>>

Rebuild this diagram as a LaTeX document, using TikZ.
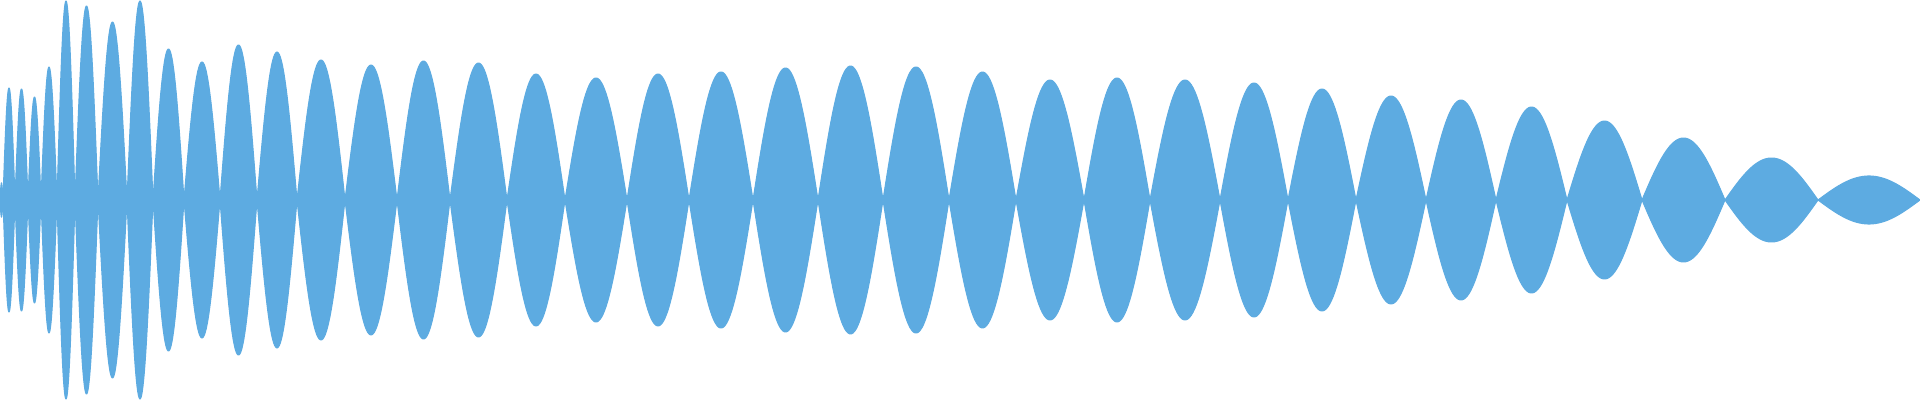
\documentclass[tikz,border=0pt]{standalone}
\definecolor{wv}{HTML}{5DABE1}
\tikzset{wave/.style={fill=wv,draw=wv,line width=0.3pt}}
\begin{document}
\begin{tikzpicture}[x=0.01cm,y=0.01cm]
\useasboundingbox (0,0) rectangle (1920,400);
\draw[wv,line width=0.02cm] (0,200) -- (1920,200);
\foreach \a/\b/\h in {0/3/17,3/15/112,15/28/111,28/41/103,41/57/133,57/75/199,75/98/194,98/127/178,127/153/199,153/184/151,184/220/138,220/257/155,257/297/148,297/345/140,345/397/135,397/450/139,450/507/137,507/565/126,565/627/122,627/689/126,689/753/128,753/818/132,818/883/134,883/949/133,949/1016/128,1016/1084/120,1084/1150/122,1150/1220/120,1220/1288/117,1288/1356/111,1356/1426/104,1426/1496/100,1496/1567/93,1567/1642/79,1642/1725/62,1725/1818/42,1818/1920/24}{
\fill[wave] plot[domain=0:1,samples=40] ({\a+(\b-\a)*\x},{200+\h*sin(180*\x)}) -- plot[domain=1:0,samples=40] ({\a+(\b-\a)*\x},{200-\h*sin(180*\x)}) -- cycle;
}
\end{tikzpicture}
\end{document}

<<

• Objective:
Repeat the material verbatim. Do not carry over any picture.

• Answer for the task:
Rebuild this diagram as a LaTeX document, using TikZ.
\documentclass[tikz,border=0pt]{standalone}
\definecolor{wv}{HTML}{5DABE1}
\tikzset{wave/.style={fill=wv,draw=wv,line width=0.3pt}}
\begin{document}
\begin{tikzpicture}[x=0.01cm,y=0.01cm]
\useasboundingbox (0,0) rectangle (1920,400);
\draw[wv,line width=0.02cm] (0,200) -- (1920,200);
\foreach \a/\b/\h in {0/3/17,3/15/112,15/28/111,28/41/103,41/57/133,57/75/199,75/98/194,98/127/178,127/153/199,153/184/151,184/220/138,220/257/155,257/297/148,297/345/140,345/397/135,397/450/139,450/507/137,507/565/126,565/627/122,627/689/126,689/753/128,753/818/132,818/883/134,883/949/133,949/1016/128,1016/1084/120,1084/1150/122,1150/1220/120,1220/1288/117,1288/1356/111,1356/1426/104,1426/1496/100,1496/1567/93,1567/1642/79,1642/1725/62,1725/1818/42,1818/1920/24}{
\fill[wave] plot[domain=0:1,samples=40] ({\a+(\b-\a)*\x},{200+\h*sin(180*\x)}) -- plot[domain=1:0,samples=40] ({\a+(\b-\a)*\x},{200-\h*sin(180*\x)}) -- cycle;
}
\end{tikzpicture}
\end{document}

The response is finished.